As Parkhurst was the head designer for their lighting it is reasonable to assume his relationship with Colonial perhaps started in 1906. Electrical Review of January 1909 covered the 4th Annual Electrical Show at the Coliseum in Chicago, reporting that Colonial's lamp designs were "executed on water color designs by C. E. Parkhurst". Another trade journal, Electrical World, mentions:

"The Colonial Art Glass Company of Chicago, had a magnificent display of art glass designs in domes of various sorts, box fixtures and table lamps, the design of C. E. Parkhurst. Besides the shades actually on exhibition, illustrations of various other handsome designs were shown."

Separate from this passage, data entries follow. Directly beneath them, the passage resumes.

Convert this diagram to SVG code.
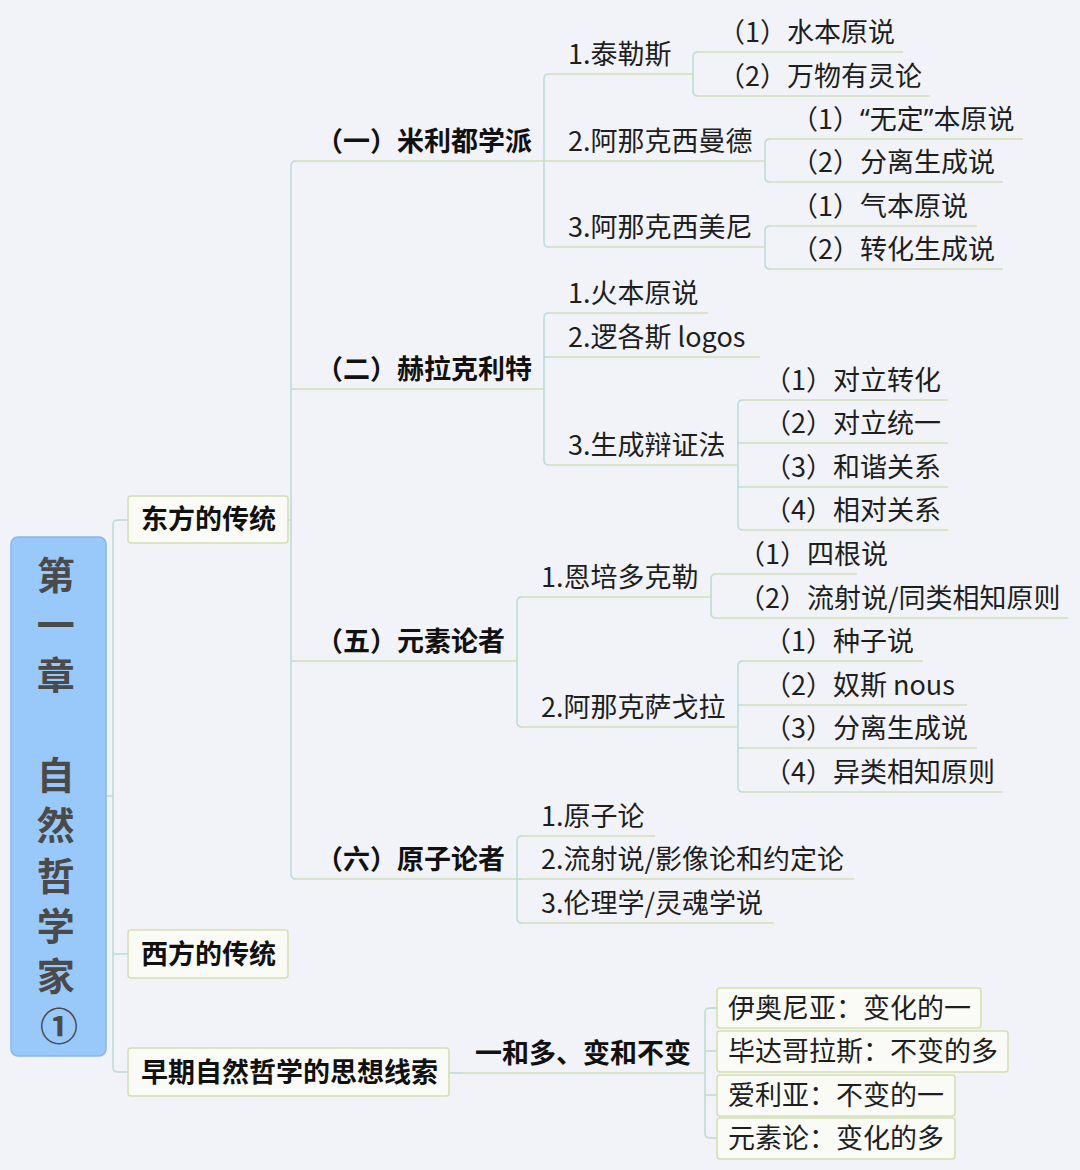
<svg xmlns="http://www.w3.org/2000/svg" width="1080" height="1170" viewBox="0 0 1080 1170">
<style>
text{font-family:"Noto Sans CJK SC","Noto Sans",sans-serif;fill:#1e1e1e}
.t{font-size:27px}
.b{font-size:27px;font-weight:bold;fill:#111}
.root{font-size:38px;font-weight:bold;fill:#4a4a4a;text-anchor:middle}
.q{font-family:"Noto Sans","DejaVu Sans",sans-serif}
.ul{stroke:#cfe0bb;stroke-width:1.6;fill:none}
.cn{stroke:#bcdcd5;stroke-width:1.6;fill:none}
.box{fill:#fafbf6;stroke:#d4e0b4;stroke-width:1.6}
</style>
<rect width="1080" height="1170" fill="#f1f3f8"/>

<g id="connectors">
  <path class="cn" d="M106,796 H113 M128,520 H118 Q113,520 113,525 V1067 Q113,1072 118,1072 H128 M113,954 H128"/>
  <path class="cn" d="M288,520 H291 M296,161 Q291,161 291,166 V874 Q291,879 296,879 M291,389 H296 M291,661 H296"/>
  <path class="cn" d="M549,74 Q544,74 544,79 V242 Q544,247 549,247"/>
  <path class="cn" d="M698,52 Q693,52 693,57 V91 Q693,96 698,96"/>
  <path class="cn" d="M770,139 Q765,139 765,144 V177 Q765,182 770,182"/>
  <path class="cn" d="M770,226 Q765,226 765,231 V264 Q765,269 770,269"/>
  <path class="cn" d="M549,313 Q544,313 544,318 V460 Q544,465 549,465 M544,357 H549"/>
  <path class="cn" d="M743,400 Q738,400 738,405 V525 Q738,530 743,530 M738,443 H743 M738,487 H743"/>
  <path class="cn" d="M522,597 Q517,597 517,602 V722 Q517,727 522,727"/>
  <path class="cn" d="M716,574 Q711,574 711,579 V613 Q711,618 716,618"/>
  <path class="cn" d="M743,661 Q738,661 738,666 V787 Q738,792 743,792 M738,705 H743 M738,748 H743"/>
  <path class="cn" d="M522,836 Q517,836 517,841 V918 Q517,923 522,923 M517,879 H522"/>
  <path class="cn" d="M449,1073 H463"/>
  <path class="cn" d="M717,1008 H710 Q705,1008 705,1013 V1133 Q705,1138 710,1138 H717 M705,1051 H717 M705,1095 H717"/>
</g>

<g id="root">
  <rect x="11" y="537" width="95" height="519" rx="7" fill="#99c8fa" stroke="#88b6e6" stroke-width="1.5"/>
  <text class="root">
    <tspan x="60" y="589">第</tspan>
    <tspan x="60" y="639">一</tspan>
    <tspan x="60" y="689">章</tspan>
    <tspan x="60" y="789">自</tspan>
    <tspan x="60" y="839">然</tspan>
    <tspan x="60" y="890">哲</tspan>
    <tspan x="60" y="940">学</tspan>
    <tspan x="60" y="990">家</tspan>
    <tspan x="59" y="1040">①</tspan>
  </text>
</g>

<g id="dongfang">
  <rect class="box" x="128" y="496" width="160" height="47" rx="3"/>
  <text class="b" x="141" y="529">东方的传统</text>
</g>
<g id="xifang">
  <rect class="box" x="128" y="930" width="160" height="48" rx="3"/>
  <text class="b" x="141" y="964">西方的传统</text>
</g>
<g id="zaoqi">
  <rect class="box" x="128" y="1048" width="321" height="48" rx="3"/>
  <text class="b" x="141" y="1082">早期自然哲学的思想线索</text>
</g>

<g id="milidu"><path class="ul" d="M296,161 H544"/><text class="b" x="316" y="151">（一）米利都学派</text></g>
<g id="heila"><path class="ul" d="M296,389 H544"/><text class="b" x="316" y="379">（二）赫拉克利特</text></g>
<g id="yuansu"><path class="ul" d="M296,661 H517"/><text class="b" x="316" y="651">（五）元素论者</text></g>
<g id="yuanzi"><path class="ul" d="M296,879 H517"/><text class="b" x="316" y="869">（六）原子论者</text></g>

<g id="tailesi"><path class="ul" d="M549,74 H693"/><text class="t" x="568" y="64">1.泰勒斯</text></g>
<g id="anaximandros"><path class="ul" d="M544,161 H765"/><text class="t" x="568" y="151">2.阿那克西曼德</text></g>
<g id="anaximenes"><path class="ul" d="M549,247 H765"/><text class="t" x="568" y="237">3.阿那克西美尼</text></g>
<g id="huo"><path class="ul" d="M549,313 H708"/><text class="t" x="568" y="303">1.火本原说</text></g>
<g id="logos"><path class="ul" d="M549,357 H760"/><text class="t" x="568" y="347">2.逻各斯 logos</text></g>
<g id="bianzheng"><path class="ul" d="M549,465 H738"/><text class="t" x="568" y="455">3.生成辩证法</text></g>
<g id="empedocles"><path class="ul" d="M522,597 H711"/><text class="t" x="541" y="587">1.恩培多克勒</text></g>
<g id="anaxagoras"><path class="ul" d="M522,727 H738"/><text class="t" x="541" y="717">2.阿那克萨戈拉</text></g>
<g id="yuanzilun"><path class="ul" d="M522,836 H655"/><text class="t" x="541" y="826">1.原子论</text></g>
<g id="liushe"><path class="ul" d="M522,879 H854"/><text class="t" x="541" y="869">2.流射说/影像论和约定论</text></g>
<g id="lunli"><path class="ul" d="M522,923 H774"/><text class="t" x="541" y="913">3.伦理学/灵魂学说</text></g>

<g id="t1"><path class="ul" d="M698,52 H903"/><text class="t" x="718" y="42">（1）水本原说</text></g>
<g id="t2"><path class="ul" d="M698,96 H930"/><text class="t" x="718" y="86">（2）万物有灵论</text></g>
<g id="m1"><path class="ul" d="M770,139 H1023"/><text class="t" x="791" y="129">（1）<tspan class="q">“</tspan>无定<tspan class="q">”</tspan>本原说</text></g>
<g id="m2"><path class="ul" d="M770,182 H1003"/><text class="t" x="791" y="172">（2）分离生成说</text></g>
<g id="n1"><path class="ul" d="M770,226 H977"/><text class="t" x="791" y="216">（1）气本原说</text></g>
<g id="n2"><path class="ul" d="M770,269 H1003"/><text class="t" x="791" y="259">（2）转化生成说</text></g>
<g id="b1"><path class="ul" d="M743,400 H948"/><text class="t" x="764" y="390">（1）对立转化</text></g>
<g id="b2"><path class="ul" d="M743,443 H948"/><text class="t" x="764" y="433">（2）对立统一</text></g>
<g id="b3"><path class="ul" d="M743,487 H948"/><text class="t" x="764" y="477">（3）和谐关系</text></g>
<g id="b4"><path class="ul" d="M743,530 H948"/><text class="t" x="764" y="520">（4）相对关系</text></g>
<g id="e1"><path class="ul" d="M716,574 H857"/><text class="t" x="738" y="564">（1）四根说</text></g>
<g id="e2"><path class="ul" d="M716,618 H1068"/><text class="t" x="738" y="608">（2）流射说/同类相知原则</text></g>
<g id="a1"><path class="ul" d="M743,661 H923"/><text class="t" x="764" y="651">（1）种子说</text></g>
<g id="a2"><path class="ul" d="M743,705 H967"/><text class="t" x="764" y="695">（2）奴斯 nous</text></g>
<g id="a3"><path class="ul" d="M743,748 H977"/><text class="t" x="764" y="738">（3）分离生成说</text></g>
<g id="a4"><path class="ul" d="M743,792 H1003"/><text class="t" x="764" y="782">（4）异类相知原则</text></g>

<g id="yiheduo"><path class="ul" d="M463,1073 H705"/><text class="b" x="475" y="1063">一和多、变和不变</text></g>
<g id="ionia"><rect class="box" x="717" y="988" width="264" height="40" rx="3"/><text class="t" x="728" y="1018">伊奥尼亚：变化的一</text></g>
<g id="pythagoras"><rect class="box" x="717" y="1031" width="291" height="41" rx="3"/><text class="t" x="728" y="1061">毕达哥拉斯：不变的多</text></g>
<g id="elea"><rect class="box" x="717" y="1075" width="238" height="41" rx="3"/><text class="t" x="728" y="1105">爱利亚：不变的一</text></g>
<g id="yuansulun"><rect class="box" x="717" y="1118" width="238" height="41" rx="3"/><text class="t" x="728" y="1148">元素论：变化的多</text></g>
</svg>
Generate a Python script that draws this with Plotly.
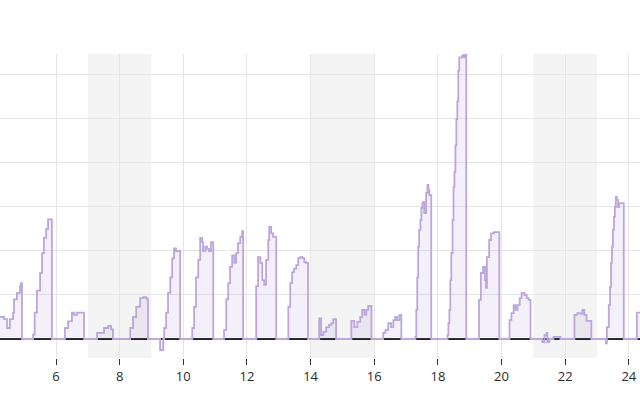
import plotly.graph_objects as go

# time (day of month, fractional) and value; a 0 closes each daily block
t = [
    4.15, 4.37, 4.46, 4.55, 4.65, 4.68, 4.77, 4.87, 4.90, 4.93,
    5.28, 5.33, 5.40, 5.50, 5.56, 5.62, 5.69, 5.75, 5.87,
    6.28, 6.38, 6.50, 6.57, 6.66, 6.88,
    7.29, 7.51, 7.64, 7.73, 7.79,
    8.33, 8.42, 8.52, 8.64, 8.74, 8.83, 8.89,
    9.27, 9.37, 9.40, 9.46, 9.52, 9.59, 9.65, 9.71, 9.77, 9.90,
    10.28, 10.34, 10.40, 10.47, 10.53, 10.59, 10.62, 10.69, 10.75, 10.81, 10.87, 10.94,
    11.28, 11.35, 11.41, 11.47, 11.535, 11.60, 11.66, 11.72, 11.79, 11.85, 11.88,
    12.29, 12.35, 12.42, 12.48, 12.54, 12.60, 12.67, 12.70, 12.76, 12.82, 12.92,
    13.30, 13.36, 13.42, 13.48, 13.55, 13.61, 13.67, 13.74, 13.80, 13.86, 13.92,
    14.27, 14.33, 14.40, 14.49, 14.58, 14.65, 14.71, 14.80,
    15.28, 15.37, 15.47, 15.56, 15.62, 15.69, 15.75, 15.81, 15.91,
    16.28, 16.35, 16.44, 16.53, 16.60, 16.66, 16.72, 16.79, 16.85,
    17.29, 17.32, 17.35, 17.38, 17.41, 17.45, 17.48, 17.51, 17.54, 17.57, 17.63, 17.67, 17.70, 17.73, 17.79,
    18.30, 18.33, 18.36, 18.39, 18.42, 18.46, 18.49, 18.52, 18.55, 18.58, 18.61, 18.64, 18.67, 18.77, 18.83, 18.86, 18.89,
    19.29, 19.35, 19.42, 19.48, 19.51, 19.54, 19.61, 19.67, 19.76, 19.93,
    20.25, 20.31, 20.38, 20.44, 20.50, 20.57, 20.63, 20.72, 20.79, 20.85, 20.91,
    21.28, 21.35, 21.41, 21.44, 21.50, 21.63, 21.85,
    22.29, 22.38, 22.48, 22.54, 22.60, 22.67, 22.82,
    23.28, 23.31, 23.37, 23.41, 23.44, 23.47, 23.50, 23.53, 23.56, 23.59, 23.62, 23.66, 23.69, 23.84,
    24.25, 24.60,
]
v = [
    0.50, 0.45, 0.25, 0.45, 0.60, 0.90, 1.05, 1.20, 1.27, 0,
    0.10, 0.60, 1.10, 1.50, 1.95, 2.30, 2.50, 2.72, 0,
    0.25, 0.40, 0.60, 0.55, 0.60, 0,
    0.14, 0.25, 0.30, 0.22, 0,
    0.25, 0.50, 0.73, 0.93, 0.95, 0.92, 0,
    -0.25, 0.0, 0.25, 0.60, 1.05, 1.40, 1.83, 2.06, 2.00, 0,
    0.25, 0.73, 1.40, 1.80, 2.30, 2.20, 2.00, 2.10, 2.05, 2.00, 2.20, 0,
    0.20, 0.90, 1.27, 1.64, 1.90, 1.73, 1.95, 2.18, 2.32, 2.45, 0,
    1.20, 1.86, 1.73, 1.34, 1.23, 1.80, 2.25, 2.55, 2.40, 2.32, 0,
    0.73, 1.27, 1.52, 1.60, 1.68, 1.84, 1.86, 1.84, 1.75, 1.73, 0,
    0.47, 0.09, 0.16, 0.27, 0.32, 0.36, 0.45, 0,
    0.41, 0.27, 0.39, 0.50, 0.66, 0.55, 0.66, 0.75, 0,
    0.14, 0.20, 0.36, 0.27, 0.43, 0.50, 0.43, 0.55, 0,
    0.05, 0.66, 1.40, 2.10, 2.48, 2.70, 2.98, 3.09, 3.11, 2.86, 3.32, 3.50, 3.39, 3.27, 0,
    0.09, 0.36, 0.66, 1.34, 1.95, 2.70, 3.45, 3.80, 4.40, 5.00, 5.40, 6.10, 6.40, 6.45, 6.40, 6.50, 0,
    0.89, 1.50, 1.64, 1.34, 1.16, 1.86, 2.25, 2.40, 2.43, 0,
    0.43, 0.59, 0.77, 0.66, 0.77, 0.93, 1.05, 1.00, 0.93, 0.89, 0,
    -0.07, 0.09, 0.14, -0.07, 0.0, 0.05, 0,
    0.55, 0.59, 0.57, 0.66, 0.55, 0.41, 0,
    -0.10, 0.27, 0.77, 1.18, 1.73, 2.10, 2.48, 2.77, 3.00, 3.23, 3.16, 3.00, 3.09, 0,
    0.60, 0.60,
]

# weekend bands (start, end)
band_start = [7, 14, 21]
band_end = [9, 16, 23]

x_range = [4.24, 24.35]
y_range = [-0.432, 6.477]
x_ticks = [6, 8, 10, 12, 14, 16, 18, 20, 22, 24]

fig = go.Figure()
fig.add_trace(go.Scatter(
    x=t, y=v, mode="lines", line=dict(shape="hv", color="#bba6de", width=1.8),
    fill="tozeroy", fillcolor="rgba(179,157,219,0.15)", showlegend=False,
))

for a, b in zip(band_start, band_end):
    fig.add_shape(type="rect", xref="x", yref="paper", x0=a, x1=b, y0=0, y1=1,
                  fillcolor="#f4f4f4", line_width=0, layer="below")

fig.update_layout(
    width=640, height=400,
    margin=dict(l=0, r=0, t=54, b=42),
    paper_bgcolor="white", plot_bgcolor="white",
    font=dict(family="Open Sans", size=13, color="#2a2a2a"),
    xaxis=dict(range=x_range, tickvals=x_ticks, showgrid=True, gridcolor="#e6e6e6",
               ticks="outside", ticklen=6, tickcolor="#333", zeroline=False,
               showline=False),
    yaxis=dict(range=y_range, dtick=1, showgrid=True, gridcolor="#e6e6e6",
               showticklabels=False, zeroline=True, zerolinecolor="#222",
               zerolinewidth=2, showline=False),
)

fig.write_html("out.html", config={"displayModeBar": False},
               post_script="document.body.style.margin='0';")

The company catalog that highlights their impressive booth at this show of January 1908 no longer mentions Parkhurst. Eugene Gmelin, a glazier by trade, now President of the Company, is credited as designer. This firmly suggests that Parkhurst provided the ideas and Gmelin the huge task of translating Parkhurst's watercolors into real executable designs that could be built. So Parkhurst's tenure at Colonial was short, and suggests that, as a designer, he was employed on contract rather than as a permanent hire, a common practice.

During 1908 he was established in Blanchard Hall, Los Angeles. This was a purpose built theater that included showrooms for artists and others. There he attracted business designing general furnishings and lighting fixtures. The Los Angeles Herald in January of 1909 shows an interesting advertisement for his services. Although establishing a foothold in Los Angeles as an independent decorator, there may have been insufficient business to sustain him. After he left Los Angeles, details are sketchy. In Ohio during 1914, he married a well known orchestral singer Della Maloney and by March of 1915 he was working at Sterling & Welch Co. of Cleveland. Later they are living in New York with Parkhurst working at Wahle-Philips & Co. designing fixtures. Subsequently they returned to Ohio, and Clifford took a position at Enterprise Electric Construction and Fixture Co. in Cleveland.

By 1918 his WW1 registration shows he held an instructor position at the Art Institute of Chicago. His name subsequently appears in the trade journal, Illuminating Engineering Society Volume 13, No5, July 20th 1918. There, he is affiliated with The Gorham Company as designer of lighting fixtures and architectural metal work. In this trade journal three items are credited to him, including 2 lighting fixtures in the Italian Renaissance style.

By 1924, he had created his own company, Parkhurst Forge Inc. in New York. He was a designer of metals and brasses. From advertising he placed in the trade journal The Architect, it appears his work was now moving away from the residential and more towards commercial customers. It is currently not known how long this business lasted.

In 1945, his WW2 registration shows him working for Gibbs & Cox, marine architects. He developed his art to include sketches and paintings, largely of maritime scenes. It is this part of his career that today he is more known for as a listed artist, his work is seen at auctions and in the art market.

Parkhurst died in Tampa Florida in 1959.